- [What is expected]: Leave out every picture, and retype exactly the lines from the line with "Convert this chart" through the line with "Chart.register(...registerables);", both ends included.
━━━━━━━━━━━━━━━━
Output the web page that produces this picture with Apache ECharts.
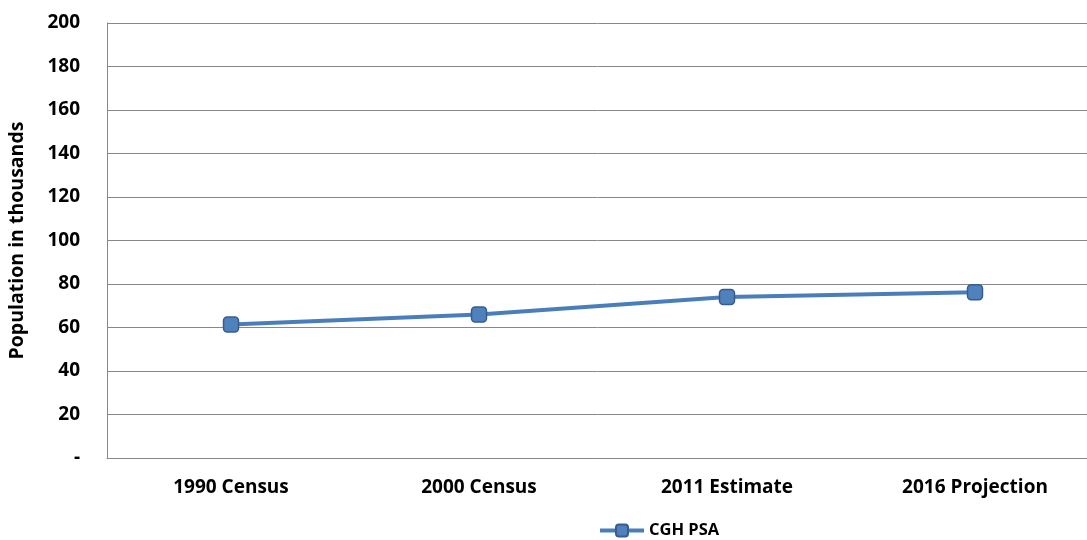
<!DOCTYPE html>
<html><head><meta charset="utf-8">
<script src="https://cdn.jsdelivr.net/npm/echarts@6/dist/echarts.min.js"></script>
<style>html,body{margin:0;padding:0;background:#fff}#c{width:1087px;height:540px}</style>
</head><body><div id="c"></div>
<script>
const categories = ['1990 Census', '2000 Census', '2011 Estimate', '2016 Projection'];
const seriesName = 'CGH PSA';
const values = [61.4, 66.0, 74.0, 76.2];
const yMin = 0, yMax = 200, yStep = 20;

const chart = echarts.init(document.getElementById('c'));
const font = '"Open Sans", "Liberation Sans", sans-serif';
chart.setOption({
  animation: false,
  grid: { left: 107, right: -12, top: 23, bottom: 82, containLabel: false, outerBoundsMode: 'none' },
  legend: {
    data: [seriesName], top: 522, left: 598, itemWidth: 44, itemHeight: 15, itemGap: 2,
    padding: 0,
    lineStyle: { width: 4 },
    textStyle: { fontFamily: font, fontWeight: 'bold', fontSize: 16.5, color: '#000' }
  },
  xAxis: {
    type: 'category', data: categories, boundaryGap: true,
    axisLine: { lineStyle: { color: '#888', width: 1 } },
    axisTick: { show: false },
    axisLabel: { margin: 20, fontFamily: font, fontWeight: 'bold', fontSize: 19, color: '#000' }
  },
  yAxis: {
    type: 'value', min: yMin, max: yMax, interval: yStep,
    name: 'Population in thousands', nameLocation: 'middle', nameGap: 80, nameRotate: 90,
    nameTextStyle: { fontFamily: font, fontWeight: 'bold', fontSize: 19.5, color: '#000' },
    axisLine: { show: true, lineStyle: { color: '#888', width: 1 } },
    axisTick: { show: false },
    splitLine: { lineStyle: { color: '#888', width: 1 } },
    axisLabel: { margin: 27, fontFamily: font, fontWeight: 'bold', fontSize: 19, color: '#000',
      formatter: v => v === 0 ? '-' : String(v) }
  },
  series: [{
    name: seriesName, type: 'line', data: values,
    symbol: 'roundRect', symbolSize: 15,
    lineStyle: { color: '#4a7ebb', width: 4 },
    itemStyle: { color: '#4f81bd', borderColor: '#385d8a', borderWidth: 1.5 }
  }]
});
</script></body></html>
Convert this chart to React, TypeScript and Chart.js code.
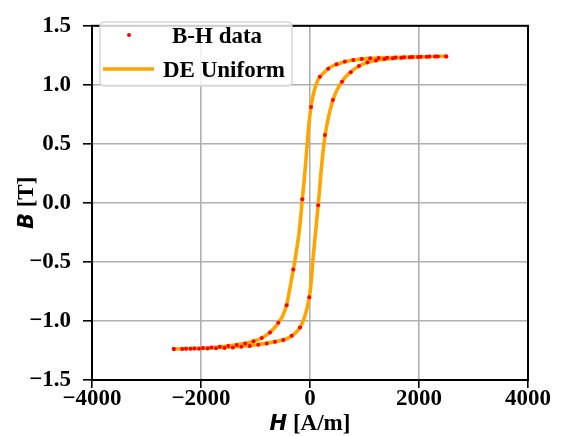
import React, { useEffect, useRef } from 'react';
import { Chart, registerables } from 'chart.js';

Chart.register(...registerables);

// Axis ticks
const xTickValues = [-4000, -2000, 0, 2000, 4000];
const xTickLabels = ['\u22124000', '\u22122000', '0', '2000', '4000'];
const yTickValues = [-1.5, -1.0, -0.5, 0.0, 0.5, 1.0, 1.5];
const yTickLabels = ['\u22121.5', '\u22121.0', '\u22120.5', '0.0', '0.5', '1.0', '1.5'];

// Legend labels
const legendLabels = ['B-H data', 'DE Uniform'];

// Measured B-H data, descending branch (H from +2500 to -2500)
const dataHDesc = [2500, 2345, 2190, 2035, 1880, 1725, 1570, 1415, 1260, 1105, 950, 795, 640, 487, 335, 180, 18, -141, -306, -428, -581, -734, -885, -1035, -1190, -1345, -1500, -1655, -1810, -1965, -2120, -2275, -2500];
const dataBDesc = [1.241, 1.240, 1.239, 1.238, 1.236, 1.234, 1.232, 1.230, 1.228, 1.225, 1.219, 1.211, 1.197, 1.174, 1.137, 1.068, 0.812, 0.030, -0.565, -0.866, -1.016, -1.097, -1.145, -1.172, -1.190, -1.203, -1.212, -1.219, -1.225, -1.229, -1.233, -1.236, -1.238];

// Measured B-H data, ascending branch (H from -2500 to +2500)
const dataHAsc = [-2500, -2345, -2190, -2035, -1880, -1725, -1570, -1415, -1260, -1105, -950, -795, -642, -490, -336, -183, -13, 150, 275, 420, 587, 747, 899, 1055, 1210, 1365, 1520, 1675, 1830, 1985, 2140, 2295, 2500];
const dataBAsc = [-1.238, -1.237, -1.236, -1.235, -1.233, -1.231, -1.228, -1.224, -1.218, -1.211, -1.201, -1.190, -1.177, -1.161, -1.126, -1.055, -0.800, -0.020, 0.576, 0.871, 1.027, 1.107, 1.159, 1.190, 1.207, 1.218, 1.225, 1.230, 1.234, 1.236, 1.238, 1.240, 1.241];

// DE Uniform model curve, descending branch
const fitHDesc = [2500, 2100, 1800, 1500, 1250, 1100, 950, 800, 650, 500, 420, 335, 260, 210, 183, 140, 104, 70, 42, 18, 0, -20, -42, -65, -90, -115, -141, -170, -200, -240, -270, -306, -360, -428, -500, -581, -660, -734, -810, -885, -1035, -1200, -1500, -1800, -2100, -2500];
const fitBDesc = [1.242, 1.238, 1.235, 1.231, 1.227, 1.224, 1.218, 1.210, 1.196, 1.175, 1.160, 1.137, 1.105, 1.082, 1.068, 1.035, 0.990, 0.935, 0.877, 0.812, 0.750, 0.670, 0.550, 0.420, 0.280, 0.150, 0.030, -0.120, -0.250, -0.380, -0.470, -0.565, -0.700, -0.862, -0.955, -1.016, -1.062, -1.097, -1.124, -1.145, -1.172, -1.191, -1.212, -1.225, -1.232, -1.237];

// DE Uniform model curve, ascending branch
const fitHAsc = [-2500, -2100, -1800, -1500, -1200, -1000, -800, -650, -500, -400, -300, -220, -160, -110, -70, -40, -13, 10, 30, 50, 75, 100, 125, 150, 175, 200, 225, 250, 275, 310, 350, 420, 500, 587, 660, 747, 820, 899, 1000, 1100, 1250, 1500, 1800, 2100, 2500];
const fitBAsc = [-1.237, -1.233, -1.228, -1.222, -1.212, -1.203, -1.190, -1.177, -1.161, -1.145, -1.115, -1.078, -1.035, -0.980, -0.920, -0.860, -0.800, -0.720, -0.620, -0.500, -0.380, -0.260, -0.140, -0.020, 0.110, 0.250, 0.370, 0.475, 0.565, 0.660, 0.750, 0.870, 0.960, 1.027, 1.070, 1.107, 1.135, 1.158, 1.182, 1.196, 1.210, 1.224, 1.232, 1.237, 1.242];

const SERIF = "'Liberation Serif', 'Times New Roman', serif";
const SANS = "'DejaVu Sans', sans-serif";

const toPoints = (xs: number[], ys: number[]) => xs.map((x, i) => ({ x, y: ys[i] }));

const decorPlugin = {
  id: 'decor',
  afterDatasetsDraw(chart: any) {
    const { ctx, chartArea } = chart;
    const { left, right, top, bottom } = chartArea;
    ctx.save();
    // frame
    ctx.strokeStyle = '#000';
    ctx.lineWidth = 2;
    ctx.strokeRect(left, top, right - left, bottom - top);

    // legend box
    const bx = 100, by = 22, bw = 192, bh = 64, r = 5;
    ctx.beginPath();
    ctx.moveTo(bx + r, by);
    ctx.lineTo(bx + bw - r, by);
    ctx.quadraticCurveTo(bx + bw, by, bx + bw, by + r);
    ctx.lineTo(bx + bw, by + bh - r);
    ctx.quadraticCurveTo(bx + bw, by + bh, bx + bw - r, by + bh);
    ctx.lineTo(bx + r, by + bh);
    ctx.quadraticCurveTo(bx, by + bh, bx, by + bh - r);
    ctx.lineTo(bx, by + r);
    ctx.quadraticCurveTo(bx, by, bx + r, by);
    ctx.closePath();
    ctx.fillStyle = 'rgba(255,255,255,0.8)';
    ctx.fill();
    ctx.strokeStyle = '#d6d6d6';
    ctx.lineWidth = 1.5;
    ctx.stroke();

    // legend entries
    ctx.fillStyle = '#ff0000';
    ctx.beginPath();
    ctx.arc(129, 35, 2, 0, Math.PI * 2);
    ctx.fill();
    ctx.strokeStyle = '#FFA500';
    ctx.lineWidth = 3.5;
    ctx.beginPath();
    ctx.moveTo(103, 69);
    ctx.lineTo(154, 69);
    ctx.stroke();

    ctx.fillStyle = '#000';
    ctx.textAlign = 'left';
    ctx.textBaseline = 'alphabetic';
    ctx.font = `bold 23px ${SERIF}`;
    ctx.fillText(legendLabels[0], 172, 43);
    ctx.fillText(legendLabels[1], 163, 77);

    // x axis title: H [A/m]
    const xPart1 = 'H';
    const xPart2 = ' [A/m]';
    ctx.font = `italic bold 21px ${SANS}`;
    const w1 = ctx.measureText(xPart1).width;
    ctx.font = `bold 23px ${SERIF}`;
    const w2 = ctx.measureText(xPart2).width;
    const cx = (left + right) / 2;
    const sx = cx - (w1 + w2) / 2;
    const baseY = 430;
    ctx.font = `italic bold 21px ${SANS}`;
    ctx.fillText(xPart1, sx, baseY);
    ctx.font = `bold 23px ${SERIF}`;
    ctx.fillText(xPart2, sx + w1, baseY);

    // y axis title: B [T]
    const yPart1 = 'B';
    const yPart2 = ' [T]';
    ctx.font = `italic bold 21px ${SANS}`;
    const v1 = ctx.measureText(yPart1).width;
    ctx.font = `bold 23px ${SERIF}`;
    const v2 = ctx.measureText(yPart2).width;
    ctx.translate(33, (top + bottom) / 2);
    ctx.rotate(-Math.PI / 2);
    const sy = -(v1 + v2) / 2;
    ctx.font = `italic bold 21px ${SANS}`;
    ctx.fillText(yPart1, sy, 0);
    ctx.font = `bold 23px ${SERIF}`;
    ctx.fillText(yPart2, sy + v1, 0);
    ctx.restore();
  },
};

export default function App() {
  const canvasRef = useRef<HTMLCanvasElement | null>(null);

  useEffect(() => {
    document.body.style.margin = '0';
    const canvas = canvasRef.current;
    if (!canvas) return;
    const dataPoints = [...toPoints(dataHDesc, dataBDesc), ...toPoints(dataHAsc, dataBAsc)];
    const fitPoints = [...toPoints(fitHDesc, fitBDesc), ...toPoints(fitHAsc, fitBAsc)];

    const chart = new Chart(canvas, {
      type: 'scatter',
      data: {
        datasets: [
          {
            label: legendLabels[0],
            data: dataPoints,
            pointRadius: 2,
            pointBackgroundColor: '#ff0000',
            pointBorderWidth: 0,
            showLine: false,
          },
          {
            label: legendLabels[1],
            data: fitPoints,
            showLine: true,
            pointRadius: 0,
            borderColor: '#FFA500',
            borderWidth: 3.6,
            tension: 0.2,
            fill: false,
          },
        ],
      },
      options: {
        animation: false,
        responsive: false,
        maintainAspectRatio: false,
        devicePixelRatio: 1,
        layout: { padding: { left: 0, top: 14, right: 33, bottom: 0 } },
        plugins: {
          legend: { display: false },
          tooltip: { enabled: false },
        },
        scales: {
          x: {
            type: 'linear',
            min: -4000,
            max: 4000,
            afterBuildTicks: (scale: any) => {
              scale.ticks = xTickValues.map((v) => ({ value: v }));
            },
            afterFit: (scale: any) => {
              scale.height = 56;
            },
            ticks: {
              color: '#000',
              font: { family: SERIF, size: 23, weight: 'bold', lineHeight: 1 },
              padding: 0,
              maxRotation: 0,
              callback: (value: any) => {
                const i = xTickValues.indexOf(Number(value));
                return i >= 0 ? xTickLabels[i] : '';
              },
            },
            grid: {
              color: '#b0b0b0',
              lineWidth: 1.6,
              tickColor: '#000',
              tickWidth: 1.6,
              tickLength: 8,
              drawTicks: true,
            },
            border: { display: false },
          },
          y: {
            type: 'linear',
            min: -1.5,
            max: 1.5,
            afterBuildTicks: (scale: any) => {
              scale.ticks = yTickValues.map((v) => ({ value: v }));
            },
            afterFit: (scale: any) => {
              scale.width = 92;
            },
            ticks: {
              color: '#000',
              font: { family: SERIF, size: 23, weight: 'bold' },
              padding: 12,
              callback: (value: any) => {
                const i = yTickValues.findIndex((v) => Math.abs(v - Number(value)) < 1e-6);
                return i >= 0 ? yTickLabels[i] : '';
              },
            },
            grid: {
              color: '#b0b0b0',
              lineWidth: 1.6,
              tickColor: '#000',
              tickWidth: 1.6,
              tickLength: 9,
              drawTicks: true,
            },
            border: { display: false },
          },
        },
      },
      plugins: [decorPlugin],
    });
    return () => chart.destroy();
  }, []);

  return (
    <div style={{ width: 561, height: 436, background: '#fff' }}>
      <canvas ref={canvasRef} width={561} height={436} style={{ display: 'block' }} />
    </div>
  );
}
━━━━━━━━━━━━━━━━
- [Exercise answer]:
Convert this chart to React, TypeScript and Chart.js code.
import React, { useEffect, useRef } from 'react';
import { Chart, registerables } from 'chart.js';

Chart.register(...registerables);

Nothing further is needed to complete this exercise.